After the President called in the Council of State for only the second time under his tenure over fears the new law could be unconstitutional, Mr Higgins yesterday accepted he can agree to add it to the statute.
The decision over the legislation was taken after the council met on Tuesday to examine the matter.
The bill was rushed through the Dáil and Seanad before Christmas.
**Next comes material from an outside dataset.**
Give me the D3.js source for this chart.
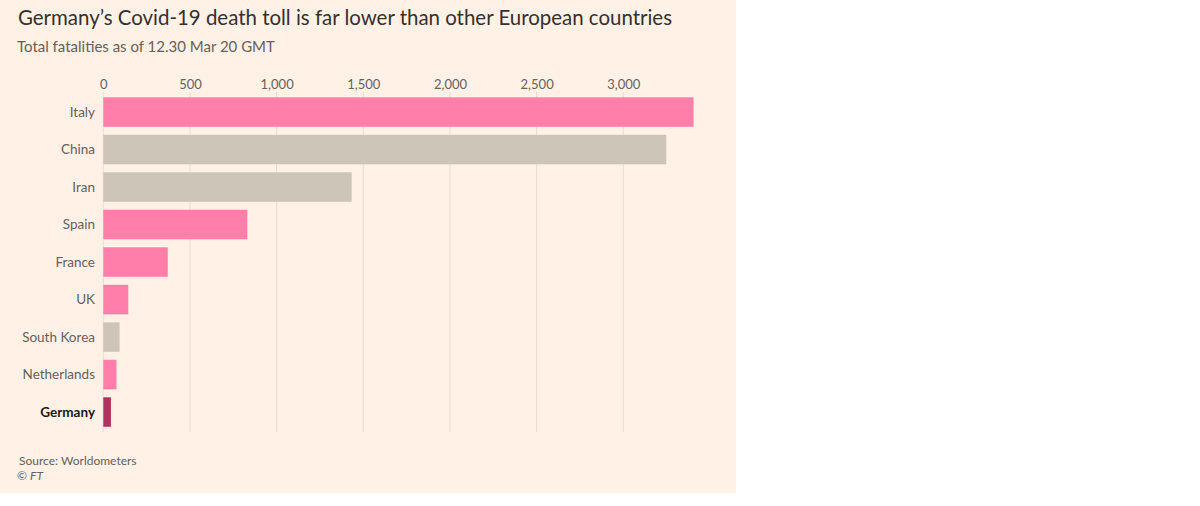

It is intended to speed up the verification process for refugees, but has been accused of doing little to address ongoing difficulties in the direct provision and family reunification systems,
The council, which includes Taoiseach Enda Kenny, Tánaiste Joan Burton, ex-taoisigh, chief justice Susan Denham, attorney general Maire Whelan, and others, was asked to consider whether the bill could be signed into law or needed to be sent to the Supreme Court for further examination.
After a week of debate & a rare council of state mtg, President Michael D Higgins has signed International Protection Bill into law #iestaff— Irish Examiner (@irishexaminer) December 30, 2015
Despite having concerns over the impact of the legislation, Mr Higgins was convinced about its legality after just one member of the powerful 20-person group agreed it should be sent for further legal testing.
However, migrant and children’s groups have warned the act could still face difficulties if any individual family chooses to take a case to test its constitutionality.
Speaking to the Irish Examiner, Irish Refugee Council chief executive Sue Conlan said that despite overcoming the constitutional hurdle “unfortunately there will be individual legal challenges” to the legislation, and that families who take the cases will be backed by the group.
Ms Conlan said she and other officials are “disappointed the Government saw fit to pass a law that is detrimental to refugees into law”, and is a “step back” from previous rules.
Ms Conlan said a member of a family who is refused entry to Ireland, even though a young relative they are responsible for is here, can be more easily blocked under the legislation and called it “a barrier in itself” to family reunification rights.
She added that despite Equality Minister Aodhán Ó Ríordáin raising concerns about the direct provision system, the law “doesn’t even mention it”, and said claims it will reduce direct provision to six months are “pie in the sky”.
Children’s Rights Alliance chief executive Tanya Ward, who had also called for the legislation to be sent to the Supreme Court, said last night the law is ultimately “good for refugees” and that President Higgins made a “wise choice” in not referring it to the higher court.
However, she added that individuals could take court cases and it is “best to test the constitutionality of legislation with individual cases”.
The legislation calls for a single application procedure for asylum and refugee status.
However, it has been criticised by Labour TD Michael McNamara and Sinn Féin senator Trevor Ó Clochartaigh for failing to address family reunification shortfalls and direct provision issues such as allowing individuals to work and giving greater rights to children in the system.